My .NET library has to marshal strings to a C library that expects text encoded using the system's default ANSI code page. Since .NET supports Unicode, this makes it possible for users to pass a string to the library that doesn't properly convert to ANSI. For example, on an English machine, "デスクトップ" will turn in to "?????" when passed to the C library.
To address this, I wrote a method that detects when this will happen by comparing the orginal string to a string converted using the ANSI code page. I'd like to test this method, but I really need a string that's guaranteed to be not encodable. For example, we test our code on English and Japanese machines (among other languages.) If I write the test to use the Japanese string above, the test will fail when the Japanese system properly encodes the string. I could write the test to check the current system's encoding, but then I have a maintenance nightmare every time we add/remove a new language.
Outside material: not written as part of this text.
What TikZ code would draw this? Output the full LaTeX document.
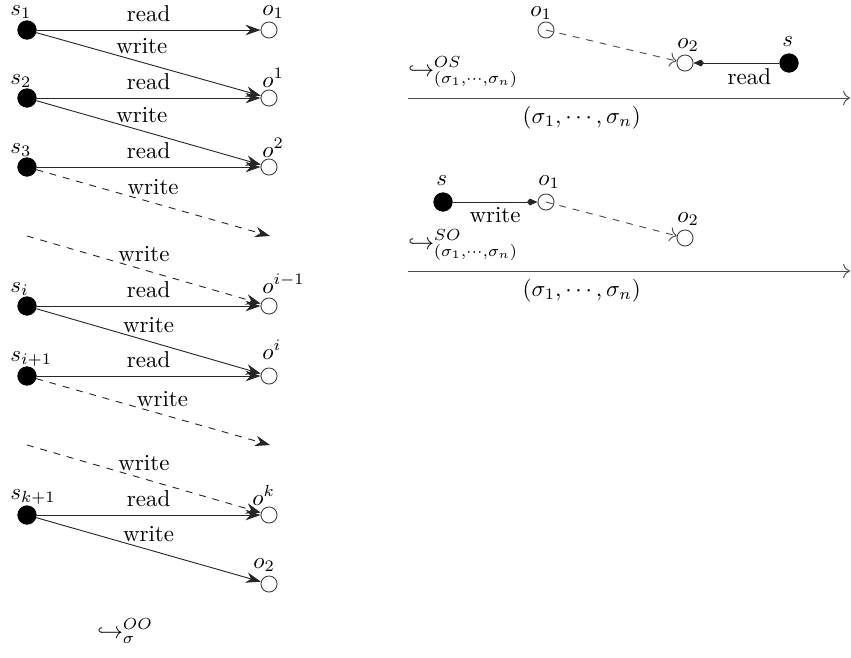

Is there a unicode character that doesn't encode with any ANSI code page? Failing that, could a string be constructed with characters from enough different code pages to guarantee failure? My first attempt was to use Chinese characters since we don't cover Chinese, but apparently Japanese can convert the Chinese characters I tried.
edit I'm going to accept the answer that proposes a Georgian string for now, but was really expecting a result with a smattering of characters from different languages. I don't know if we plan on supporting Georgian so it seems OK for now. Now I have to test it on each language. Joy!